[Material start]

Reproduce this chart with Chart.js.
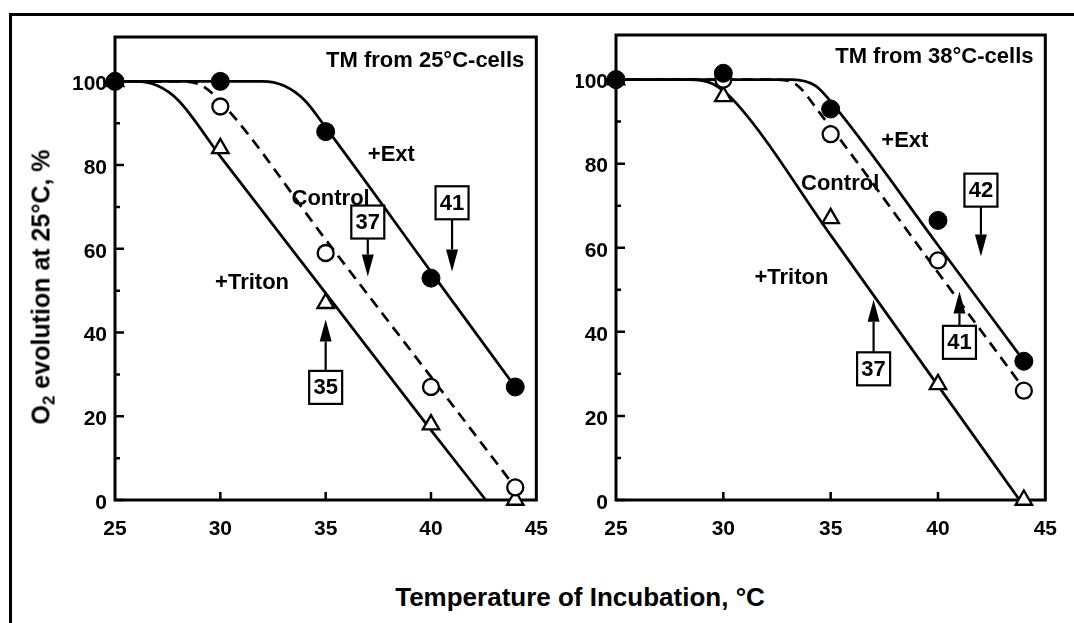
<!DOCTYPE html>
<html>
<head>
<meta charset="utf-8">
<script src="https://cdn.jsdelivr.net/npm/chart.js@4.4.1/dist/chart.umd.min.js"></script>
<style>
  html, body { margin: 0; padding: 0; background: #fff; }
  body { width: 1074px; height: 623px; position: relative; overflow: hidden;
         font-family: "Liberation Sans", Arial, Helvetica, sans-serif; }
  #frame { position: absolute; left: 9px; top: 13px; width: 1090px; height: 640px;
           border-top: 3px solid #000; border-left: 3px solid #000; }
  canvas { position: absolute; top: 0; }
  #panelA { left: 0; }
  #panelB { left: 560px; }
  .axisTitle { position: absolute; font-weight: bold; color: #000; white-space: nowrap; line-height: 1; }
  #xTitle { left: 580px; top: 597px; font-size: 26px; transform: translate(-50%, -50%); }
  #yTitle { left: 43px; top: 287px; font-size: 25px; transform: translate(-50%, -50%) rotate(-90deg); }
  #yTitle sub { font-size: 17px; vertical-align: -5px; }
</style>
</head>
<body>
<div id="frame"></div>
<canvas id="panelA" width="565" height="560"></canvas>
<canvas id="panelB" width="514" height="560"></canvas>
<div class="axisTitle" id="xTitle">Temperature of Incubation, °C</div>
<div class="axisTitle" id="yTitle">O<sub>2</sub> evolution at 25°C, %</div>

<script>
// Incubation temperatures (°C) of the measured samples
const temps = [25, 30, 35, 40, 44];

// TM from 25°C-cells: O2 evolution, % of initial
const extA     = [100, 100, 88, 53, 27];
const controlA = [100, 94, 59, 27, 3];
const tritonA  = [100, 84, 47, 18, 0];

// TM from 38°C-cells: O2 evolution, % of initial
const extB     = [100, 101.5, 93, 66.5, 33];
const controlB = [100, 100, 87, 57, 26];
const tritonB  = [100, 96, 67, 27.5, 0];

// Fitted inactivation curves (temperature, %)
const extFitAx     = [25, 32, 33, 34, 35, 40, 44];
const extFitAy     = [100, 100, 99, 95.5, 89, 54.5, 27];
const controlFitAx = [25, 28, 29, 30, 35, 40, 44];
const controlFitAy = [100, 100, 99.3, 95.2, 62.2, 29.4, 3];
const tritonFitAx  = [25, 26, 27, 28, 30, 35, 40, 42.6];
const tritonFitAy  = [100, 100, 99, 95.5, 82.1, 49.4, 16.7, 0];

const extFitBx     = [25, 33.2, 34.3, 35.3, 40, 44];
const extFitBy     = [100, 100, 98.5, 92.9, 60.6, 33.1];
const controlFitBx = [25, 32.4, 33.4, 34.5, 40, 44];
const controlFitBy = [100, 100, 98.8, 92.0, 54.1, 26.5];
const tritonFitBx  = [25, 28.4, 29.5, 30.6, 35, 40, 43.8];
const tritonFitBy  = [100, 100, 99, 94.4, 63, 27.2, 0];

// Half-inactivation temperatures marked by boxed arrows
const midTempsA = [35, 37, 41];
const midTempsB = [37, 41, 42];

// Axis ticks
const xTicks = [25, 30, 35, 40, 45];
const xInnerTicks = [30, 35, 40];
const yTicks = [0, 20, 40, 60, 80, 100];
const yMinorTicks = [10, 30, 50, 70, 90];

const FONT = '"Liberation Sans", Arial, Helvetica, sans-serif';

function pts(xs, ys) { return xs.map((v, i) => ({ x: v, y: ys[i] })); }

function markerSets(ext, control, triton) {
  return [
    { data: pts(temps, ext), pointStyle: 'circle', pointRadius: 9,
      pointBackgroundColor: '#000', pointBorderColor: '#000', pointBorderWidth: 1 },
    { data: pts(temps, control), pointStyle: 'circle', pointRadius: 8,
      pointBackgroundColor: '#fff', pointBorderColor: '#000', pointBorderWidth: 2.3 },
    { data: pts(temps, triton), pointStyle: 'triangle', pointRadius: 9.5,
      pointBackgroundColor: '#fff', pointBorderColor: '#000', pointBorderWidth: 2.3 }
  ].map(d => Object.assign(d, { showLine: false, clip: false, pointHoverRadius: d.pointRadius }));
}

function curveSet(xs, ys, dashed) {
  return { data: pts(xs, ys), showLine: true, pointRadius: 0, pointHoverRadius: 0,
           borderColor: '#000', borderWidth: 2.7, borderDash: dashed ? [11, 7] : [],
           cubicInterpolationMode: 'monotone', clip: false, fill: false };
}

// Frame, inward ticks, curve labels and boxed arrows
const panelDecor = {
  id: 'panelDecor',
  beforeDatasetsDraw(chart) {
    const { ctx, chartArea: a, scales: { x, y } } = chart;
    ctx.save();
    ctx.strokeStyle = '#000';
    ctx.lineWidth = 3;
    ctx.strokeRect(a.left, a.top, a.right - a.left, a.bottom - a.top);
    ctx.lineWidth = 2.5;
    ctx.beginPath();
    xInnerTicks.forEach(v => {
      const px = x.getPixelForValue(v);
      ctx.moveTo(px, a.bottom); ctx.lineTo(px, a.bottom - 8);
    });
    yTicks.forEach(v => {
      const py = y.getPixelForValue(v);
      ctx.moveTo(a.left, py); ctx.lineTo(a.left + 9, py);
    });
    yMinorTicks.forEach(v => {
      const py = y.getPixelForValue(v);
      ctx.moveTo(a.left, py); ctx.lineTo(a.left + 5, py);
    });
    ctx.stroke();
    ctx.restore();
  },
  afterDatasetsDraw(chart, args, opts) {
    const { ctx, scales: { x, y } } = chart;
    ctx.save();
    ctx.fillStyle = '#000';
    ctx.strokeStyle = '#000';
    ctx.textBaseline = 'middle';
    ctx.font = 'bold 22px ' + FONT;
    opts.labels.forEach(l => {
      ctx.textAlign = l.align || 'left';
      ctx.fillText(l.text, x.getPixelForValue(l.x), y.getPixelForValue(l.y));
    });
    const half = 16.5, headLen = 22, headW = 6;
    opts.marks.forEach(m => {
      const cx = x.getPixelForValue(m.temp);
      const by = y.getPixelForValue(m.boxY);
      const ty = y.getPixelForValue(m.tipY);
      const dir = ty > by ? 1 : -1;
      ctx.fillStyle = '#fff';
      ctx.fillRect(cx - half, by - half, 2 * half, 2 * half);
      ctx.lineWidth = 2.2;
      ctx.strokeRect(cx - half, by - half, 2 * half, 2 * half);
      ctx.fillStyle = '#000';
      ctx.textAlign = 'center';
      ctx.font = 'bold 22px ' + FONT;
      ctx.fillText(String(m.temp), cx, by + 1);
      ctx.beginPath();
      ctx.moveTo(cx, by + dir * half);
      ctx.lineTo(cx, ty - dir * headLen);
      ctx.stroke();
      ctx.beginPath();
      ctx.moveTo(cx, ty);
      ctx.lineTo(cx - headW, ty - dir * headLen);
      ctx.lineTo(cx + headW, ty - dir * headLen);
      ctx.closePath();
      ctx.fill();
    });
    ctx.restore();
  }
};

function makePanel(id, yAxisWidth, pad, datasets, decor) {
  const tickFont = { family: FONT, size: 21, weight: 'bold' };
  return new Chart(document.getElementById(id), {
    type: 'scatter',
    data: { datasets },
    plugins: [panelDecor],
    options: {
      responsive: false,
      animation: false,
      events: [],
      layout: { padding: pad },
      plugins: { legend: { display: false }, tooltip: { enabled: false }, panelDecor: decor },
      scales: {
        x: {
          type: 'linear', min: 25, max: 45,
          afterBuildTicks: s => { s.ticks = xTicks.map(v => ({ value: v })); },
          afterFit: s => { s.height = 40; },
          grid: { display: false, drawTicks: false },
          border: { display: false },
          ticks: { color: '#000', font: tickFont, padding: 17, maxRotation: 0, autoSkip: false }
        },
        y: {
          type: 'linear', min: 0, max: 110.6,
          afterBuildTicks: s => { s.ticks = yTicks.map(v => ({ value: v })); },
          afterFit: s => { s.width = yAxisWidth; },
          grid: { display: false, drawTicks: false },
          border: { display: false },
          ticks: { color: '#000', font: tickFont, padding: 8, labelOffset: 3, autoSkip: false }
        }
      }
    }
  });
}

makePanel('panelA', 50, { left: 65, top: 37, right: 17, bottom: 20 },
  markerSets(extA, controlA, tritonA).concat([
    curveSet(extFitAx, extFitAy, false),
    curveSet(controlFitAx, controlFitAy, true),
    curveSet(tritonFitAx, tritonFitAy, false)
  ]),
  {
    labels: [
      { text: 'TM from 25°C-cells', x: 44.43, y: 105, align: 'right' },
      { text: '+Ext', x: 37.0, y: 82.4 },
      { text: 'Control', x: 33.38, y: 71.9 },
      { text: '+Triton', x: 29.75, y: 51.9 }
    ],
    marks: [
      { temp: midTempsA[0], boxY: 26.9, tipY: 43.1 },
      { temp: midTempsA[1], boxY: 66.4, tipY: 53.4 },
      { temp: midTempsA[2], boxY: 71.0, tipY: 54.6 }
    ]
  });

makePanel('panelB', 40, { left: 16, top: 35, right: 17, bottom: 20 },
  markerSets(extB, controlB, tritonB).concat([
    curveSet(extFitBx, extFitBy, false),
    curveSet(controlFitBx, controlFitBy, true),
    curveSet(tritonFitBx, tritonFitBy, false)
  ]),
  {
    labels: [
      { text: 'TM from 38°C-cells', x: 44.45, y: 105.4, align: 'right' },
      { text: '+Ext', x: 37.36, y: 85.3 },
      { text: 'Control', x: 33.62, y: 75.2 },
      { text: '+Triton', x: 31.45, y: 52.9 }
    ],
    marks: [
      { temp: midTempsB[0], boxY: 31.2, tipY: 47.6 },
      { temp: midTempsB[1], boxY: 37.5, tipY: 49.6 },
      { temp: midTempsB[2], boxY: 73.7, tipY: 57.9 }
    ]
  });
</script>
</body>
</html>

[Material end]

# What needs to be done:
Pictures are excluded; extract exactly the lines from the start of the data through the line that holds "67, 27.5, 0];", both ends included.

# Solved exercise:
Reproduce this chart with Chart.js.
<!DOCTYPE html>
<html>
<head>
<meta charset="utf-8">
<script src="https://cdn.jsdelivr.net/npm/chart.js@4.4.1/dist/chart.umd.min.js"></script>
<style>
  html, body { margin: 0; padding: 0; background: #fff; }
  body { width: 1074px; height: 623px; position: relative; overflow: hidden;
         font-family: "Liberation Sans", Arial, Helvetica, sans-serif; }
  #frame { position: absolute; left: 9px; top: 13px; width: 1090px; height: 640px;
           border-top: 3px solid #000; border-left: 3px solid #000; }
  canvas { position: absolute; top: 0; }
  #panelA { left: 0; }
  #panelB { left: 560px; }
  .axisTitle { position: absolute; font-weight: bold; color: #000; white-space: nowrap; line-height: 1; }
  #xTitle { left: 580px; top: 597px; font-size: 26px; transform: translate(-50%, -50%); }
  #yTitle { left: 43px; top: 287px; font-size: 25px; transform: translate(-50%, -50%) rotate(-90deg); }
  #yTitle sub { font-size: 17px; vertical-align: -5px; }
</style>
</head>
<body>
<div id="frame"></div>
<canvas id="panelA" width="565" height="560"></canvas>
<canvas id="panelB" width="514" height="560"></canvas>
<div class="axisTitle" id="xTitle">Temperature of Incubation, °C</div>
<div class="axisTitle" id="yTitle">O<sub>2</sub> evolution at 25°C, %</div>

<script>
// Incubation temperatures (°C) of the measured samples
const temps = [25, 30, 35, 40, 44];

// TM from 25°C-cells: O2 evolution, % of initial
const extA     = [100, 100, 88, 53, 27];
const controlA = [100, 94, 59, 27, 3];
const tritonA  = [100, 84, 47, 18, 0];

// TM from 38°C-cells: O2 evolution, % of initial
const extB     = [100, 101.5, 93, 66.5, 33];
const controlB = [100, 100, 87, 57, 26];
const tritonB  = [100, 96, 67, 27.5, 0];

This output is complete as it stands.